Regional missense constraint and MPC
WARNING: This repository is under active development!
- Regional missense constraint (RMC): Regional variability in tolerance to missense variation within a gene
- Missense badness: Score that predicts deleteriousness of specific amino acid subsitution
- MPC (Missense badness, Polyphen-2, and Constraint): Score that predicts missense variant deleteriousness by incorporating information about the specific amino acid substitution and the region around the variant
This repository contains code to determine RMC regions in gnomAD (currently v2.1.1) and use these regions to calculate both missense badness and MPC. All methods in this repository are adapted from Samocha et al (2017).
Repository structure:
- regional_missense_constraint/rmc/pipeline: Contains pipeline scripts that call utility functions to generate results.
- regional_missense_constraint/rmc/pipeline/two_breaks: Folder that contains scripts to search for two simultaneous breaks; see
regional_missense_constraint/rmc/pipeline/two_breaks/README.md
.
- regional_missense_constraint/rmc/utils: Contains utility functions that prepare input data or calculate results (RMC, missense badness, MPC).
Regional missense constraint
Flowchart
Inputs:
- Hail Table with all possible missense variants in the human exome (called VEP context)
- gnomAD v2.1.1 public sites Hail Table
Output:
- Hail Table annotated with RMC regions and filtered to curated transcripts; removed any transcripts following this criteria
Scripts:
- pipeline/regional_constraint.py: Pipeline code that prepares input Table, searches for first single/additional single breaks, and merges finalized results.
- pipeline/two_breaks: See
regional_missense_constraint/rmc/pipeline/two_breaks/README.md
for explanation of scripts in this folder.
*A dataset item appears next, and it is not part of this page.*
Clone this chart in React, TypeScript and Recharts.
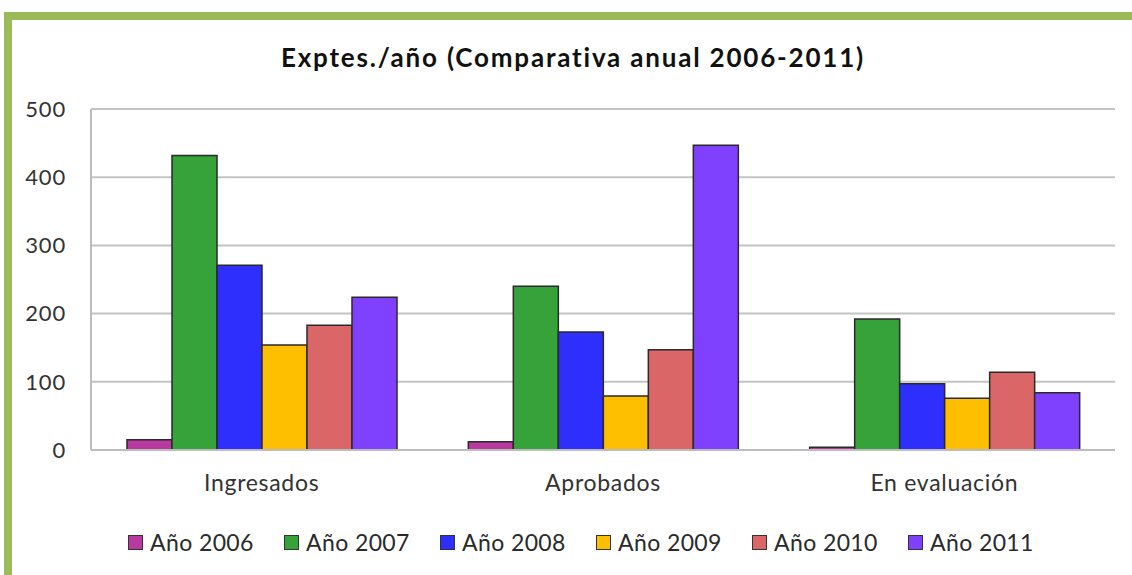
import { Bar, BarChart, CartesianGrid, Legend, XAxis, YAxis } from "recharts";

const categories = ["Ingresados", "Aprobados", "En evaluación"];

const year2006 = [15, 12, 4];
const year2007 = [432, 240, 192];
const year2008 = [271, 173, 97];
const year2009 = [154, 79, 76];
const year2010 = [183, 147, 114];
const year2011 = [224, 447, 84];

const yTicks = [0, 100, 200, 300, 400, 500];

const series = [
  { key: "a2006", name: "Año 2006", values: year2006, color: "#b8399f" },
  { key: "a2007", name: "Año 2007", values: year2007, color: "#36a33a" },
  { key: "a2008", name: "Año 2008", values: year2008, color: "#2e2efd" },
  { key: "a2009", name: "Año 2009", values: year2009, color: "#febf00" },
  { key: "a2010", name: "Año 2010", values: year2010, color: "#db6667" },
  { key: "a2011", name: "Año 2011", values: year2011, color: "#8041fe" }
];

const data = categories.map((name, i) => {
  const row: Record<string, string | number> = { name };
  series.forEach((s) => {
    row[s.key] = s.values[i];
  });
  return row;
});

const font = "Lato, 'Open Sans', sans-serif";

function LegendRow({ payload }: { payload?: any[] }) {
  return (
    <div
      style={{
        display: "flex",
        paddingLeft: 128,
        paddingTop: 20,
        fontFamily: font,
        fontSize: 23,
        letterSpacing: 0.4,
        color: "#2a2a2a"
      }}
    >
      {(payload || []).map((entry) => (
        <div key={entry.value} style={{ display: "flex", alignItems: "center", width: 156 }}>
          <span
            style={{
              display: "inline-block",
              width: 13,
              height: 13,
              background: entry.color,
              border: "1.5px solid #333",
              marginRight: 7
            }}
          />
          <span>{entry.value}</span>
        </div>
      ))}
    </div>
  );
}

export default function App() {
  return (
    <div style={{ position: "absolute", left: 0, top: 0, width: 1132, height: 575, background: "#fff", overflow: "hidden" }}>
      <div style={{ position: "absolute", left: 4, top: 12, width: 1128, height: 8, background: "#9bbb59" }} />
      <div style={{ position: "absolute", left: 4, top: 12, width: 8, height: 563, background: "#9bbb59" }} />
      <div
        style={{
          position: "absolute",
          left: 0,
          width: 1146,
          top: 41,
          textAlign: "center",
          fontFamily: font,
          fontWeight: 700,
          fontSize: 26,
          letterSpacing: 1.8,
          color: "#111"
        }}
      >
        Exptes./año (Comparativa anual 2006-2011)
      </div>
      <BarChart
        width={1132}
        height={575}
        data={data}
        margin={{ top: 109, right: 17, bottom: 0, left: 0 }}
        barCategoryGap={36}
        barGap={0}
        style={{ position: "absolute", left: 0, top: 0 }}
      >
        <CartesianGrid vertical={false} stroke="#c4c4c4" strokeWidth={2} />
        <XAxis
          dataKey="name"
          axisLine={{ stroke: "#bdbdbd", strokeWidth: 2 }}
          tickLine={false}
          tickSize={0}
          tickMargin={25}
          height={58}
          tick={{ fontFamily: font, fontSize: 23, fill: "#333", letterSpacing: 0.7 }}
        />
        <YAxis
          domain={[0, 500]}
          ticks={yTicks}
          width={91}
          axisLine={{ stroke: "#bdbdbd", strokeWidth: 2 }}
          tickLine={false}
          tickSize={0}
          tickMargin={25}
          tick={{ fontFamily: font, fontSize: 22, fill: "#333", letterSpacing: 0.8 }}
        />
        <Legend verticalAlign="bottom" height={67} content={<LegendRow />} />
        {series.map((s) => (
          <Bar
            key={s.key}
            dataKey={s.key}
            name={s.name}
            fill={s.color}
            stroke="#2a2a2a"
            strokeWidth={1.5}
            isAnimationActive={false}
          />
        ))}
      </BarChart>
    </div>
  );
}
- utils/generic.py: Utility functions that help prepare data for calculations.
- utils/constraint.py: Utility functions that calculate RMC results.
Missense badness
Scripts
- pipeline/calculate_missense_badness.py: Pipeline code that prepares input Table and calculates missense badness score.
- utils/missense_badness.py: Utility functions that prepare data for calculations and calculates missense badness.
MPC
Scripts
- pipeline/calculate_mpc.py: Pipeline code that prepares input Table, calculates MPC, and annotates given input Table with MPC score.
- utils/mpc.py: Utility functions that prepare data for calculations, creates MPC model regressions, and calculates MPC.